§ **Provided material**:
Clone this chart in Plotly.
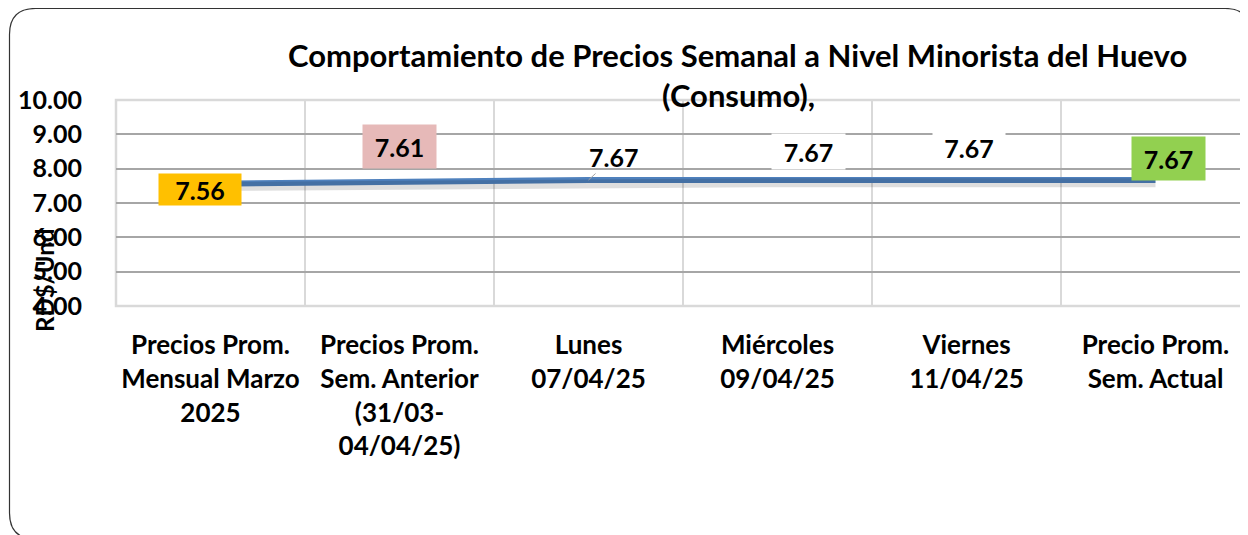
import plotly.graph_objects as go

categories = [
    "Precios Prom.<br>Mensual Marzo<br>2025",
    "Precios Prom.<br>Sem. Anterior<br>(31/03-<br>04/04/25)",
    "Lunes<br>07/04/25",
    "Miércoles<br>09/04/25",
    "Viernes<br>11/04/25",
    "Precio Prom.<br>Sem. Actual",
]
values = [7.56, 7.61, 7.67, 7.67, 7.67, 7.67]
label_texts = ["7.56", "7.61", "7.67", "7.67", "7.67", "7.67"]
y_ticks = [4, 5, 6, 7, 8, 9, 10]
title_line1 = "Comportamiento de Precios Semanal a Nivel Minorista del Huevo"
title_line2 = "(Consumo),"
y_title = "RD$/Und"

# page body has an 8px margin: figure drawn from (8, 8)
OFF = 8
W, H = 1248 - OFF, 535 - OFF
# plot area in screen (reference) pixels
SL, SR, ST, SB = 116, 1248, 100, 306
PL, PR, PT, PB = SL - OFF, SR - OFF, ST - OFF, SB - OFF
FONT = "Lato"


def px(x):  # screen x -> paper
    return (x - SL) / (SR - SL)


def py(y):  # screen y -> paper
    return (SB - y) / (SB - ST)


fig = go.Figure()

# soft shadow under the line (same data on a slightly shifted overlay axis)
fig.add_trace(go.Scatter(
    x=categories, y=values, mode="lines", yaxis="y2",
    line=dict(color="rgba(0,0,0,0.13)", width=9),
    hoverinfo="skip", showlegend=False,
))
fig.add_trace(go.Scatter(
    x=categories, y=values, mode="lines",
    line=dict(color="#4F81BD", width=6),
    showlegend=False,
))

# label styles: (bg, xshift, yshift, width, height, arrow)
label_styles = [
    ("#FFC000", -11, -6, 82, 31, False),
    ("#E6B9B8", 0, 36, 73, 43, False),
    (None, 0, 0, None, None, True),
    ("#FFFFFF", 31, 29, 73, 35, False),
    ("#FFFFFF", 2, 33, 72, 33, False),
    ("#92D050", 13, 22, 73, 43, False),
]

annotations = []
for cat, val, txt, st in zip(categories, values, label_texts, label_styles):
    bg, xs, ys, w, h, arrow = st
    a = dict(x=cat, y=val, xref="x", yref="y", text=f"<b>{txt}</b>",
             font=dict(family=FONT, size=25, color="black"))
    if arrow:
        a.update(showarrow=True, ax=25, ay=-23, arrowhead=0, arrowwidth=1,
                 arrowcolor="#A6A6A6", standoff=0)
    else:
        a.update(showarrow=False, xshift=xs, yshift=ys, bgcolor=bg,
                 width=w, height=h, borderpad=0, align="center", valign="middle")
    annotations.append(a)

annotations.append(dict(
    x=px(737), y=py(55), xref="paper", yref="paper", showarrow=False,
    text=f"<b>{title_line1}</b>", font=dict(family=FONT, size=31, color="black"),
    xanchor="center", yanchor="middle"))
annotations.append(dict(
    x=px(738), y=py(95), xref="paper", yref="paper", showarrow=False,
    text=f"<b>{title_line2}</b>", font=dict(family=FONT, size=31, color="black"),
    xanchor="center", yanchor="middle"))
annotations.append(dict(
    x=px(44), y=py(281), xref="paper", yref="paper", showarrow=False,
    text=f"<b>{y_title}</b>", textangle=-90,
    font=dict(family=FONT, size=24, color="black"),
    xanchor="center", yanchor="middle"))


def rounded_rect(x0, y0, x1, y1, r):
    X = lambda v: px(v)
    Y = lambda v: py(v)
    return (f"M {X(x0 + r)},{Y(y0)} L {X(x1 - r)},{Y(y0)} "
            f"Q {X(x1)},{Y(y0)} {X(x1)},{Y(y0 + r)} "
            f"L {X(x1)},{Y(y1 - r)} Q {X(x1)},{Y(y1)} {X(x1 - r)},{Y(y1)} "
            f"L {X(x0 + r)},{Y(y1)} Q {X(x0)},{Y(y1)} {X(x0)},{Y(y1 - r)} "
            f"L {X(x0)},{Y(y0 + r)} Q {X(x0)},{Y(y0)} {X(x0 + r)},{Y(y0)} Z")


shapes = [
    dict(type="rect", xref="paper", yref="paper", x0=0, x1=px(1252), y0=0, y1=1,
         line=dict(color="#D9D9D9", width=2.5), layer="below"),
    dict(type="path", xref="paper", yref="paper",
         path=rounded_rect(9.5, 8.5, 1251, 539, 26),
         line=dict(color="#333333", width=1.2)),
]

fig.update_layout(
    width=W, height=H,
    margin=dict(l=PL, r=W - PR, t=PT, b=H - PB, pad=0),
    paper_bgcolor="white", plot_bgcolor="white",
    showlegend=False,
    font=dict(family=FONT, color="black"),
    xaxis=dict(
        type="category", range=[-0.5, -0.5 + (SR - SL) / 189.0],
        showgrid=True, gridcolor="#D9D9D9", gridwidth=2,
        tickson="boundaries", ticks="", showline=False, zeroline=False,
        tickfont=dict(family=FONT, size=26, color="black"),
        tickvals=categories,
        ticktext=[f"<b>{c}</b>" for c in categories],
        ticklabelstandoff=21,
    ),
    yaxis=dict(
        range=[4, 10], zeroline=False, showline=False, ticks="",
        showgrid=True, gridcolor="#A6A6A6", gridwidth=1.5,
        tickvals=y_ticks,
        ticktext=[f"<b>{v:.2f}</b>" for v in y_ticks],
        tickfont=dict(family=FONT, size=25, color="black"),
        ticklabelstandoff=33,
    ),
    yaxis2=dict(range=[4 + 0.08, 10 + 0.08], overlaying="y", visible=False),
    annotations=annotations,
    shapes=shapes,
)

fig.write_html("out.html")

§ **What you are asked to do**: Write out exactly the lines between the start of the data and the line with "return (SB - y) / (SB - ST)", including both, but none of the pictures.

§ **Worked solution**:
Clone this chart in Plotly.
import plotly.graph_objects as go

categories = [
    "Precios Prom.<br>Mensual Marzo<br>2025",
    "Precios Prom.<br>Sem. Anterior<br>(31/03-<br>04/04/25)",
    "Lunes<br>07/04/25",
    "Miércoles<br>09/04/25",
    "Viernes<br>11/04/25",
    "Precio Prom.<br>Sem. Actual",
]
values = [7.56, 7.61, 7.67, 7.67, 7.67, 7.67]
label_texts = ["7.56", "7.61", "7.67", "7.67", "7.67", "7.67"]
y_ticks = [4, 5, 6, 7, 8, 9, 10]
title_line1 = "Comportamiento de Precios Semanal a Nivel Minorista del Huevo"
title_line2 = "(Consumo),"
y_title = "RD$/Und"

# page body has an 8px margin: figure drawn from (8, 8)
OFF = 8
W, H = 1248 - OFF, 535 - OFF
# plot area in screen (reference) pixels
SL, SR, ST, SB = 116, 1248, 100, 306
PL, PR, PT, PB = SL - OFF, SR - OFF, ST - OFF, SB - OFF
FONT = "Lato"


def px(x):  # screen x -> paper
    return (x - SL) / (SR - SL)


def py(y):  # screen y -> paper
    return (SB - y) / (SB - ST)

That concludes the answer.